Due to global climate change, decarbonization policy pressures, and technological advances, transportation start-ups and legacy automotive brands are investing heavily in electric vehicles to bring about the next era of mobility. The good news is that EV sales are increasing.
In 2021, EVs represented almost 9% of global new car sales. BloombergNEF’s Electric Vehicle Outlook 2022 predicts plug-in vehicle sales will triple by 2025, due primarily to higher adoption in China. Yet, the world is not on track to reach net zero emissions by 2050. For the transportation sector to do its part, zero-emission vehicles need to represent 93% by 2035, and the last ICE vehicle needs to be sold by 2038. Multiple factors influence the rate of EV adoption but a critical one—design of the entire EV user experience—is perhaps the most poorly understood.
Do consumers see a true value proposition? Do electric vehicles offer a better experience over combustion platforms? Is the cost and perceived effort to own and use this new technology worth it? To cross the mass adoption threshold, it’s not enough to have a similar experience to familiar internal combustion vehicles: EVs must provide a superior mobility experience. When the EV experience is superior across all consumer touchpoints, it adds up to exceeded consumer expectations, thereby making the investment and effort to adopt worth it.
For consumers, mobility is about freedom and empowerment. Whether combustion vehicle, electric vehicle, scooter, or skateboard, this will always be true. In fact, over years of consumer research for Fortune 500 automotive brands and multimodal app startups alike, consumers express a remarkably consistent set of desired attributes for any mobility experience. Our Lextant Ideal Mobility Experience framework reveals these experiences need to be Personalized, Inviting, Effortless and Capable to be considered by the majority for adoption and use. EVs today only deliver on half of this desired ideal experience: Inviting and Personalized. They do not yet deliver an experience that is fully Capable or Effortless. In fact, EVs require more investment and effort to adopt and use than combustion engine cars do. But this doesn’t have to be.
For consumers, any new vehicle represents a significant investment. In considering EVs, consumers continue to express confusion around how best to choose—and what it will be like to own and use—these new electric offerings. It’s this combination of high investment and high confusion that makes for sluggish short-term EV market adoption. Herbert Simon, a Nobel Prize-winning social scientist, studied the behavior of individuals and organizations when faced with a challenging decision. He used the term “satisficing” (a portmanteau of “satisfy” and “suffice”) to describe how humans’ cognitive limits constrain decision making, how, for instance, consumers’ inability to educate themselves on all aspects of a purchase in order to make the best decision prompts them to settle for a less than perfect choice. With the purchase of EV’s, the anxiety associated with this imperfect choice is compounded by the level of upfront investment required, and other financial considerations, such as how long it will take consumers to recoup their investment through energy savings or economic incentives.
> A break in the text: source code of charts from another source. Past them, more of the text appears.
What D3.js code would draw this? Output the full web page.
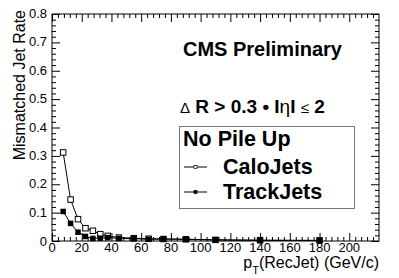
<!DOCTYPE html>
<html>
<head>
<meta charset="utf-8">
<script src="https://cdn.jsdelivr.net/npm/d3@7"></script>
<style>
body { margin: 0; background: #fff; }
text { font-family: "Liberation Sans", Arial, sans-serif; }
</style>
</head>
<body>
<svg id="chart" width="399" height="278"></svg>
<script>
// bin centres in pT (GeV/c)
var ptBins = [7.5, 12.5, 17.5, 22.5, 27.5, 32.5, 37.5, 45, 55, 65, 75, 90, 110, 140, 180];
var caloRate = [0.312, 0.146, 0.077, 0.045, 0.036, 0.024, 0.018, 0.012, 0.010, 0.008, 0.007, 0.006, 0.004, 0.003, 0.002];
var trackRate = [0.104, 0.062, 0.031, 0.016, 0.009, 0.010, 0.012, 0.009, 0.008, 0.006, 0.007, 0.006, 0.004, 0.002, 0.002];
var xTicks = [0, 20, 40, 60, 80, 100, 120, 140, 160, 180, 200];
var yTicks = [0, 0.1, 0.2, 0.3, 0.4, 0.5, 0.6, 0.7, 0.8];

var svg = d3.select('#chart');
var padL = 52, padR = 379, padT = 14, padB = 241;

var x = d3.scaleLinear().domain([0, 220]).range([padL, padR]);
var y = d3.scaleLinear().domain([0, 0.8]).range([padB, padT]);

// minor ticks
var xMinor = d3.range(0, 220, 4).filter(function(v) { return v % 20 != 0; });
var yMinor = d3.range(0, 0.8, 0.02).filter(function(v) { return Math.abs(v * 10 - Math.round(v * 10)) > 1e-6; });

function tickAxis(axis, values, size) {
	return axis.tickValues(values).tickSize(size).tickFormat('');
}

var frame = svg.append('g').attr('class', 'frame');

frame.append('g').attr('transform', 'translate(0,' + padB + ')')
	.call(tickAxis(d3.axisTop(x), xTicks, 8));
frame.append('g').attr('transform', 'translate(0,' + padB + ')')
	.call(tickAxis(d3.axisTop(x), xMinor, 4));
frame.append('g').attr('transform', 'translate(0,' + padT + ')')
	.call(tickAxis(d3.axisBottom(x), xTicks, 8));
frame.append('g').attr('transform', 'translate(0,' + padT + ')')
	.call(tickAxis(d3.axisBottom(x), xMinor, 4));
frame.append('g').attr('transform', 'translate(' + padL + ',0)')
	.call(tickAxis(d3.axisRight(y), yTicks, 8));
frame.append('g').attr('transform', 'translate(' + padL + ',0)')
	.call(tickAxis(d3.axisRight(y), yMinor, 4));
frame.append('g').attr('transform', 'translate(' + padR + ',0)')
	.call(tickAxis(d3.axisLeft(y), yTicks, 8));
frame.append('g').attr('transform', 'translate(' + padR + ',0)')
	.call(tickAxis(d3.axisLeft(y), yMinor, 4));

frame.selectAll('.domain').remove();
frame.selectAll('line').attr('stroke', '#000').attr('stroke-width', 1);
frame.append('rect')
	.attr('x', padL).attr('y', padT)
	.attr('width', padR - padL).attr('height', padB - padT)
	.attr('fill', 'none').attr('stroke', '#000').attr('stroke-width', 1);

// tick labels
svg.append('g').selectAll('text').data(xTicks).enter().append('text')
	.attr('x', function(d) { return x(d); })
	.attr('y', 252)
	.attr('text-anchor', 'middle')
	.attr('font-size', 13)
	.text(function(d) { return d; });
svg.append('g').selectAll('text').data(yTicks).enter().append('text')
	.attr('x', padL - 5)
	.attr('y', function(d) { return y(d) + (d == 0 ? 5 : 4); })
	.attr('text-anchor', 'end')
	.attr('font-size', 13)
	.text(function(d) { return d == 0 ? '0' : d.toFixed(1); });

// axis titles
svg.append('text')
	.attr('transform', 'translate(25,10) rotate(-90)')
	.attr('text-anchor', 'end')
	.attr('font-size', 16)
	.text('Mismatched Jet Rate');
var xt = svg.append('text')
	.attr('x', padR).attr('y', 268)
	.attr('text-anchor', 'end')
	.attr('font-size', 16);
xt.append('tspan').text('p');
xt.append('tspan').attr('dy', 6).attr('font-size', 11).text('T');
xt.append('tspan').attr('dy', -6).text('(RecJet) (GeV/c)');

// series
var line = d3.line()
	.x(function(d) { return x(d[0]); })
	.y(function(d) { return y(d[1]); });
var calo = d3.zip(ptBins, caloRate);
var track = d3.zip(ptBins, trackRate);

svg.append('path').datum(calo).attr('d', line)
	.attr('fill', 'none').attr('stroke', '#000').attr('stroke-width', 1);
svg.append('path').datum(track).attr('d', line)
	.attr('fill', 'none').attr('stroke', '#000').attr('stroke-width', 1);

var ms = 5.5;
svg.append('g').selectAll('rect').data(calo).enter().append('rect')
	.attr('x', function(d) { return x(d[0]) - ms / 2; })
	.attr('y', function(d) { return y(d[1]) - ms / 2; })
	.attr('width', ms).attr('height', ms)
	.attr('fill', '#fff').attr('stroke', '#000').attr('stroke-width', 1);
svg.append('g').selectAll('rect').data(track).enter().append('rect')
	.attr('x', function(d) { return x(d[0]) - ms / 2; })
	.attr('y', function(d) { return y(d[1]) - ms / 2; })
	.attr('width', ms).attr('height', ms)
	.attr('fill', '#000');

// labels
svg.append('text')
	.attr('x', 183).attr('y', 56)
	.attr('font-size', 20).attr('font-weight', 'bold')
	.text('CMS Preliminary');
var cut = svg.append('text')
	.attr('x', 180).attr('y', 113)
	.attr('font-size', 19).attr('font-weight', 'bold');
cut.append('tspan').attr('font-weight', 'normal').attr('font-size', 15).text('Δ');
cut.append('tspan').text(' R > 0.3 • I');
cut.append('tspan').attr('font-weight', 'normal').text('η');
cut.append('tspan').text('I ');
cut.append('tspan').attr('font-weight', 'normal').attr('font-size', 15).text('≤');
cut.append('tspan').text(' 2');

// legend
var legend = svg.append('g');
legend.append('rect')
	.attr('x', 179.5).attr('y', 126.5)
	.attr('width', 175).attr('height', 82)
	.attr('fill', '#fff').attr('stroke', '#777').attr('stroke-width', 1);
legend.append('text')
	.attr('x', 183).attr('y', 146)
	.attr('font-size', 21.5).attr('font-weight', 'bold')
	.text('No Pile Up');
var entries = [
	{ label: 'CaloJets', y: 167, open: true },
	{ label: 'TrackJets', y: 192, open: false }
];
var entry = legend.selectAll('.entry').data(entries).enter().append('g');
entry.append('line')
	.attr('x1', 184).attr('x2', 207)
	.attr('y1', function(d) { return d.y; }).attr('y2', function(d) { return d.y; })
	.attr('stroke', '#000');
entry.append('rect')
	.attr('x', 194).attr('y', function(d) { return d.y - 1.5; })
	.attr('width', 3).attr('height', 3)
	.attr('fill', function(d) { return d.open ? '#fff' : '#000'; })
	.attr('stroke', '#000').attr('stroke-width', 0.7);
entry.append('text')
	.attr('x', 223).attr('y', function(d) { return d.y + 7; })
	.attr('font-size', 21.5).attr('font-weight', 'bold')
	.text(function(d) { return d.label; });
</script>
</body>
</html>
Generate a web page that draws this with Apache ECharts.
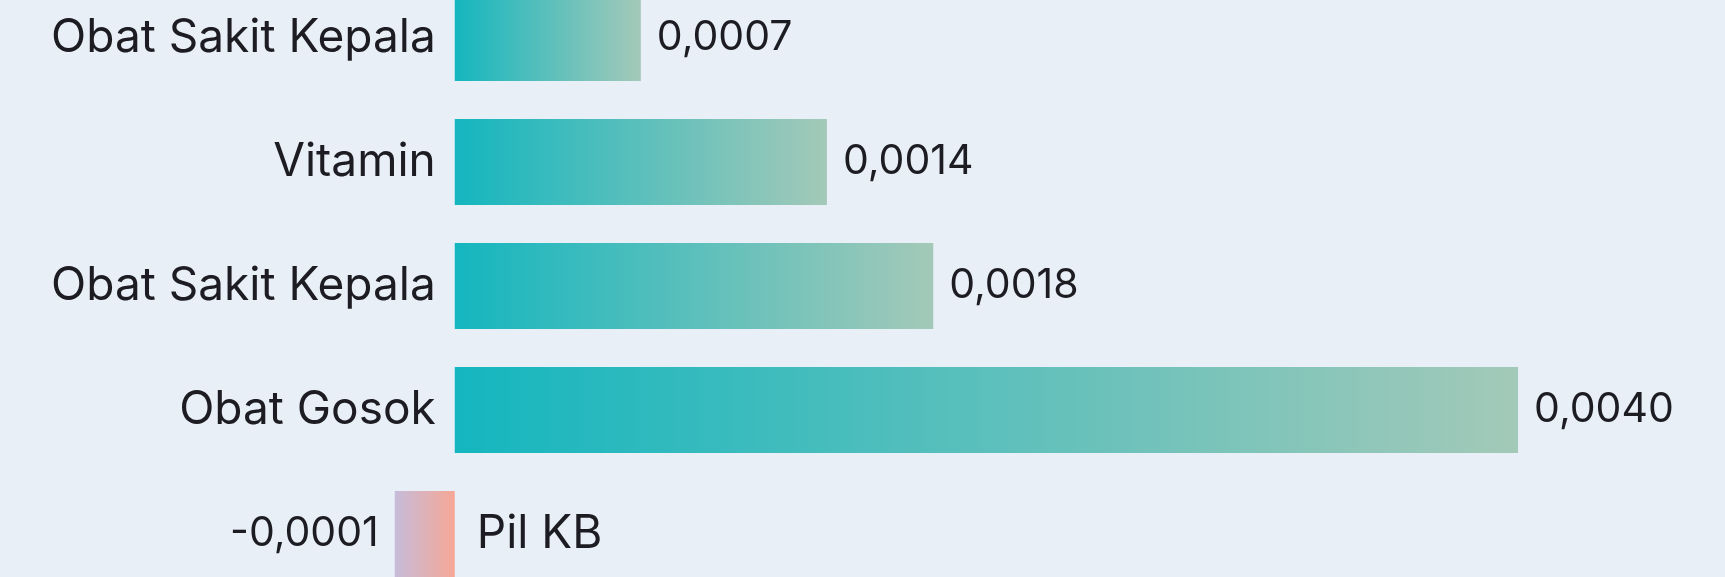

Consumers often express concern about the unknowns of planning both short and long journeys and unfavorably compare this daily planning expectation with the relatively effortless trip planning required for internal combustion vehicles. They have anxieties about computing driving range based on vehicle load, and use of systems like air conditioning or connected services. The location of compatible chargers must be factored into route planning. The non-productive time needed for charging must be accounted for as well. Add family members to this mix and consumers’ planning anxieties are amplified. In fact, in a recent study by the University of California Davis, one in five consumers return to combustion vehicles after purchasing an EV, primarily due to the difficulties related to trip planning for fuel.
The truth is that the electric vehicle experience today “has baggage.” While EVs promise connected capability, energy savings, and unique benefits from novel vehicle layout and configurations, the experience today is not an improvement over traditional, known combustion platforms. And while early adopters are willing to make the investment and deal with the ambiguity and effort of purchasing and owning an electric vehicle, the majority of the market will remain hesitant until we can provide a superior experience. And we can.
To reach the EV mass adoption tipping point, the entire EV ownership experience has to offer substantial benefits over current ICE experiences. Once those experiential enhancements are designed in alignment with the brand’s positioning, EV adoption becomes less dependent upon higher consumer effort, which will always typify certain consumer segments but not the mass market. Lextant’s EV Mass Adoption Model illustrates the two mutualistic dynamics, and a reasonble EV market trajectory, as consumer purchase and ownership effort decreases and the EV experience becomes manifestly superior to ICE experiences and in ways distinct and valuable to each brand’s customers.
Owning 75% of the U.S. EV market, Tesla’s current position is an obvious outlier, as the company still faces overall mobility experience hurdles but has made its brand so synonymous with visionary and eco-conscious innovation that consumers desire to be part of the brand vision despite the extra effort it requires.